|   Dear 
                      Mita, 
                      I'm 27 years old and am working in a private firm. I 
                      love a 20-year-old woman who has passed her H.S.C. exams 
                      this year. I've never told her how I felt because of fear. 
                      I go to her house almost everyday and talk to her over the 
                      phone as well. Whenever I go to her home she takes care 
                      of me. I am afraid that she might say no if I propose to 
                      her. If she refuses I would be in trouble as our families 
                      have good relationship. I really love her very much. What 
                      should I do now? Please help me. 
                      Frustrated, Dhaka 
                    I 
                      think I answered this question last time. 
                     
                    Dear 
                      Mita 
                      I am a student of Hons final year at Jagganath University 
                      and am the only son of my family. Recently a girl of class 
                      nine expressed her love for me, and I also love her. She 
                      is very beautiful but is the victim of an incurable disease, 
                      blood cancer. Because there was no proper scope of meeting 
                      with her I sent her letters, photos and gifts once in a 
                      while. The problem is that our families don't get along. 

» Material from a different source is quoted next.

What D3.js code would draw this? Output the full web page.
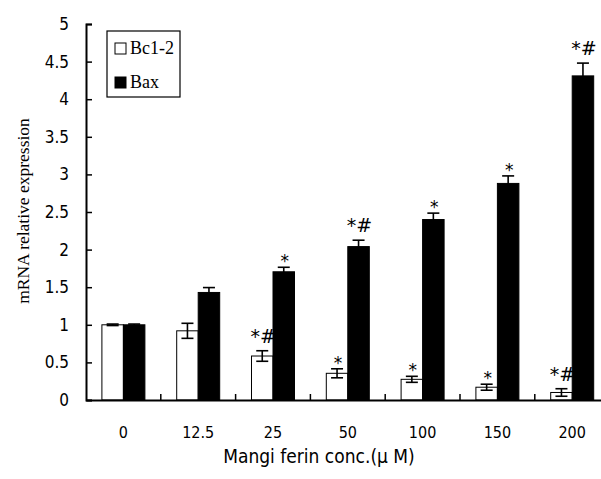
<!DOCTYPE html>
<html>
<head>
<meta charset="utf-8">
<script src="https://cdn.jsdelivr.net/npm/d3@7"></script>
<style>
  body { margin: 0; background: #fff; }
  svg { display: block; }
  .tick text { font-family: "Liberation Sans Narrow", "DejaVu Sans Condensed", sans-serif; }
</style>
</head>
<body>
<svg id="chart" width="601" height="479"></svg>
<script>
// Data
const concentrations = ['0', '12.5', '25', '50', '100', '150', '200'];
const seriesNames = ['Bc1-2', 'Bax'];
const bclValues = [1.0, 0.92, 0.585, 0.355, 0.275, 0.17, 0.10];
const bclErrors = [0.01, 0.10, 0.07, 0.06, 0.04, 0.04, 0.05];
const baxValues = [1.0, 1.43, 1.705, 2.04, 2.40, 2.88, 4.31];
const baxErrors = [0.01, 0.065, 0.06, 0.085, 0.085, 0.10, 0.17];
const bclMarks = ['', '', '*#', '*', '*', '*', '*#'];
const baxMarks = ['', '', '*', '*#', '*', '*', '*#'];
const yTicks = [0, 0.5, 1, 1.5, 2, 2.5, 3, 3.5, 4, 4.5, 5];

const svg = d3.select('#chart');
const margin = { left: 86, top: 24, bottom: 79 };
const height = 479;

// Scales
const x = d3.scaleBand()
    .domain(concentrations)
    .range([margin.left, margin.left + 7 * 74.8]);

const y = d3.scaleLinear()
    .domain([0, 5])
    .range([height - margin.bottom, margin.top]);

const barW = 21.5;

// One row per bar
const rows = concentrations.map((c, i) => ([
    { c, s: 0, v: bclValues[i], e: bclErrors[i], m: bclMarks[i] },
    { c, s: 1, v: baxValues[i], e: baxErrors[i], m: baxMarks[i] }
])).flat();

const bx = d => x(d.c) + x.bandwidth() / 2 + (d.s === 0 ? -barW : 0);

// Bars
svg.append('g')
    .selectAll('rect')
    .data(rows)
    .join('rect')
    .attr('x', bx)
    .attr('y', d => y(d.v))
    .attr('width', barW)
    .attr('height', d => y(0) - y(d.v))
    .attr('fill', d => d.s === 0 ? '#fff' : '#000')
    .attr('stroke', '#000')
    .attr('stroke-width', 1);

// Error bars (lower whisker only shows on the white bars)
const err = svg.append('g')
    .attr('stroke', '#000')
    .attr('stroke-width', 1.6);

err.selectAll('g')
    .data(rows)
    .join('g')
    .each(function (d) {
        const g = d3.select(this);
        const cx = bx(d) + barW / 2;
        const top = y(d.v + d.e);
        const bot = y(d.v - d.e);
        g.append('line').attr('x1', cx).attr('x2', cx).attr('y1', top).attr('y2', bot);
        g.append('line').attr('x1', cx - 6).attr('x2', cx + 6).attr('y1', top).attr('y2', top);
        if (d.s === 0) {
            g.append('line').attr('x1', cx - 6).attr('x2', cx + 6).attr('y1', bot).attr('y2', bot);
        }
    });

// Significance marks
svg.append('g')
    .selectAll('text')
    .data(rows.filter(d => d.m))
    .join('text')
    .attr('x', d => bx(d) + barW / 2 + 1)
    .attr('y', d => y(d.v + d.e) - (d.m === '*' ? 0 : 8))
    .attr('text-anchor', 'middle')
    .attr('font-family', '"DejaVu Sans", sans-serif')
    .attr('font-size', d => d.m === '*' ? '17px' : '19px')
    .text(d => d.m);

// Y axis
const yAxis = svg.append('g')
    .attr('transform', `translate(${margin.left},0)`)
    .call(d3.axisRight(y).tickValues(yTicks).tickSize(6).tickFormat(d3.format('')));
yAxis.select('.domain').attr('stroke-width', 2);
yAxis.selectAll('.tick line').attr('stroke-width', 1.5);
yAxis.selectAll('.tick text')
    .attr('x', -17)
    .attr('text-anchor', 'end')
    .attr('font-size', '17px')
    .attr('fill', '#000');

// X axis
const xAxis = svg.append('g')
    .attr('transform', `translate(0,${y(0)})`)
    .call(d3.axisTop(x).tickSize(0).tickSizeOuter(0));
xAxis.select('.domain').attr('stroke-width', 2);
xAxis.selectAll('.tick line').remove();
xAxis.selectAll('.tick text')
    .attr('y', 38)
    .attr('dy', 0)
    .attr('font-size', '16px')
    .attr('fill', '#000');

// Separator ticks between groups
svg.append('g')
    .selectAll('line')
    .data(concentrations.slice(1))
    .join('line')
    .attr('x1', d => x(d))
    .attr('x2', d => x(d))
    .attr('y1', y(0))
    .attr('y2', y(0) - 6)
    .attr('stroke', '#000')
    .attr('stroke-width', 1.5);

// Axis titles
svg.append('text')
    .attr('transform', `translate(29,${(y(0) + y(5)) / 2 - 1}) rotate(-90)`)
    .attr('text-anchor', 'middle')
    .attr('font-family', '"Liberation Serif", "Times New Roman", serif')
    .attr('font-size', '17.5px')
    .text('mRNA relative expression');

svg.append('text')
    .attr('x', 319)
    .attr('y', 463)
    .attr('text-anchor', 'middle')
    .attr('font-family', '"Liberation Sans Narrow", "DejaVu Sans Condensed", sans-serif')
    .attr('font-size', '19px')
    .text('Mangi ferin conc.(\u03bc M)');

// Legend
const legend = svg.append('g').attr('transform', 'translate(107,31)');
legend.append('rect')
    .attr('width', 73)
    .attr('height', 66)
    .attr('fill', '#fff')
    .attr('stroke', '#000')
    .attr('stroke-width', 1.2);

const items = legend.selectAll('.item')
    .data(seriesNames)
    .join('g')
    .attr('class', 'item')
    .attr('transform', (d, i) => `translate(8,${12 + i * 34})`);

items.append('rect')
    .attr('width', 11)
    .attr('height', 11)
    .attr('fill', (d, i) => i === 0 ? '#fff' : '#000')
    .attr('stroke', '#000')
    .attr('stroke-width', 1);

items.append('text')
    .attr('x', 15)
    .attr('y', 11)
    .attr('font-family', '"Liberation Serif", "Times New Roman", serif')
    .attr('font-size', '18px')
    .text(d => d);
</script>
</body>
</html>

                      Our families -- especially my parents would never accept 
                      this relationship, and it may further aggravate the situation 
                      between our families. I have to give her up, but she refuses 
                      to give me up. What can I do?  
                      Hope of answer, Dhaka 
                    Dear 
                      Hope, 
                      First of all, a relationship between a young man in 
                      Honours Final year and a girl of class nine is totally unacceptable. 
                      She is too young to take any decision of such a serious 
                      nature. Moreover her illness makes her especially vulnerable. 
                      You must try to get out of this and explain to her that 
                      it will not work. She needs help from her family to overcome 
                      the serious constraint in her life. Getting involved with 
                      you will further complicate things.  
                    Dear 
                      Mita, 
                      There was once a girl whose smile used to end all my 
                      sorrows. For the last five years I made all my dreams and 
                      future plans around her. Suddenly, however, a wind of change 
                      came and took her away from me. I lost her. She started 
                      behaving in a different way -- finding many problems within 
                      our relationship. For the sake of my love I tried to solve 
                      them but she finally gave me the ultimatum that I have to 
                      leave my mother if I wanted to make her mine. I had to say 
                      no and she then gave me back the engagement ring I had given 
                      to her. I realise this is my fate but I don't know whether 
                      she can give me back five years of my life. Please help 
                      me get over this. 
                      S, Dhaka  
                    Dear 
                      s 
                      Nobody can give back time which has gone by. You have 
                      to be philosophical about it. Just think of the nice memories 
                      you have of the relationship. But then all relationships 
                      are not meant to last, this one was just not for you. It 
                      must be very painful but you will have to accept it. People 
                      change over time, perhaps she realised for some reason that 
                      you were not right for each other. Whatever the reason might 
                      be, it is time to look ahead and not delve in the past. 
                      Keep a positive attitude and many happy and good things 
                      will come your way.  
                    Dear 
                      Mita, 
                      I am a twenty-three year old studying psychology. I 
                      love a guy who is a third year in my subject. My problem 
                      is that although he is educationally senior he is two years 
                      younger than me. I am always worried about our future but 
                      I know he loves me very much. 
                      Ms Sufferer, Dhaka 
                    Dear 
                      Sufferer, 
                      There is no hard and fast rule that if a boy is younger 
                      by few years then your future will be bleak. We know of 
                      many happy couples with age difference either way. The important 
                      thing is to make sure that you both are suitable for each 
                      other. Make sure that he is ready mentally and is mature 
                      enough to take the responsibility of a serious relationship. 
                      If you are confident about this then a slight difference 
                      in age will not matter.